My Last Hundred Bucks: What Happens When You Misplace Your Debit Card

Yesterday I went hiking two hours away from my home. Upon arrival, I realized I left my debit card in the pocket of my jeans, which I had left behind. I don’t listen to my father’s sound advice, so I had a mere $2 cash on me, as well as a book of checks featuring panda bears.

$2: Two large Poland Springs water bottles on sale 2 for $2. Quikcheck made it very clear that they would not accept a $2 check, the existence or non-existence of adorable panda bears made no difference to this policy, though I did fight the fight no matter how weak the basis of my argument. I am a true American. In the end, my only $2 was spent early in the day in the name of hydration.

$0: $30 of gas. This should be listed as -$15, but I did not have $15.

~$5: Starbucks Venti Iced Skinny Caramel Macchiato. I did not have a debit card, but I did have Starbucks dollars via the Starbucks app on my iPhone.

~$4: Starbucks Tall White Chocolate Mocha. This second Starbucks drink was bought for the friend who accompanied me on the trip, as a “please forgive me that you must end up being my Sugar Daddy for the day” drink. Separately listed because it was a separate transaction, my Starbucks points are important to me. Buying Starbucks is the financial equivalent to lighting money on fire and running through the streets waving it frantically while wearing a wildly caffeinated facial expression, so I win where I can.

$0: Hiking Day pass costs $10. I apologized profusely and made grand promises of future friendship favors worth far over the worth of $10. I don’t know why I feel so bad about this (probably because I’m 25 and carrying the amount of money a two-year-old carries in her doll’s change purse).(- $10 friend currency)

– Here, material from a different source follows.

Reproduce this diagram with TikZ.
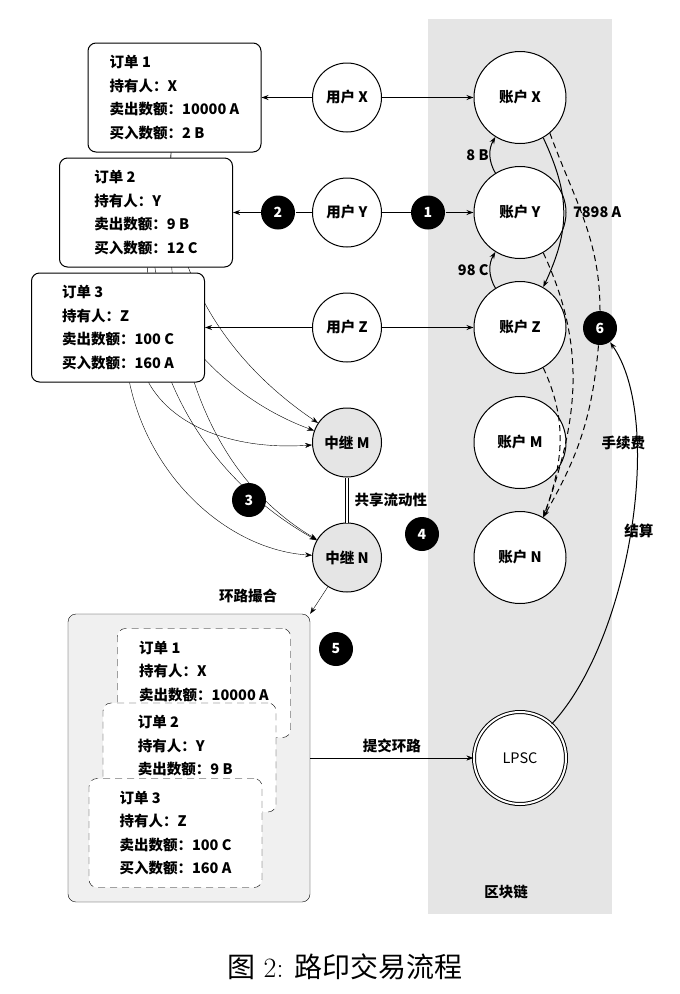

$0: Rock climbing guide to New England for an upcoming trip to New Hampshire. (- $24 friend currency)

$0: One Portobello Mushroom Taco & One Shrimp Taco for dinner + tip. I experimented with a wide variety of hot sauces including Blueberry and Cumin’ & Lime. I learned that I have a genuine distaste for all hot sauces.  (- $15 friend currency)

$0: Humbly asked my Mom to borrow $25 when I realized the next morning that my debit card wasn’t in my aforementioned pants pocket by way of checking my pants pocket and coming up empty handed. I spent this $25 on chapstick, tissues, a kombucha, and a cake pop, among other things I no longer recall. (-$25 mom currency)

$25: Wrote Mom a panda check for the borrowed money. Unlike Quikcheck, my mom accepts all forms of currency indiscriminately. Especially when offered to her by her children.

$64: Brought friend debt to $0. Thanks to iPhone bank apps, my will friends now accept checks. Did I mention the pandas?

 

Note: Found the debit card 3 days later, ironically, in my hiking boots that I didn’t end up wearing hiking.

Jessica Beckett also writes at The Penny Ledger. Photo: George Lu

---
---
---
---
---

4 Comments / Post A Comment

bgprincipessa (#699)

This was great. I love the line about your mom.

andnowlights (#2,902)

I was just thinking we hadn’t seen one of these lately! This one was super cute, too.

chic noir (#713)

Starbucks prices are ridiculous. Five bucks for some sugary milk that you’re going to leak out two hours later. I say this as someone who like Starbucks’ vanilla soy lattes.

I would like to know more about where you purchased these crazy sounding tacos please. Cumin’ & Lime hot sauce, yum!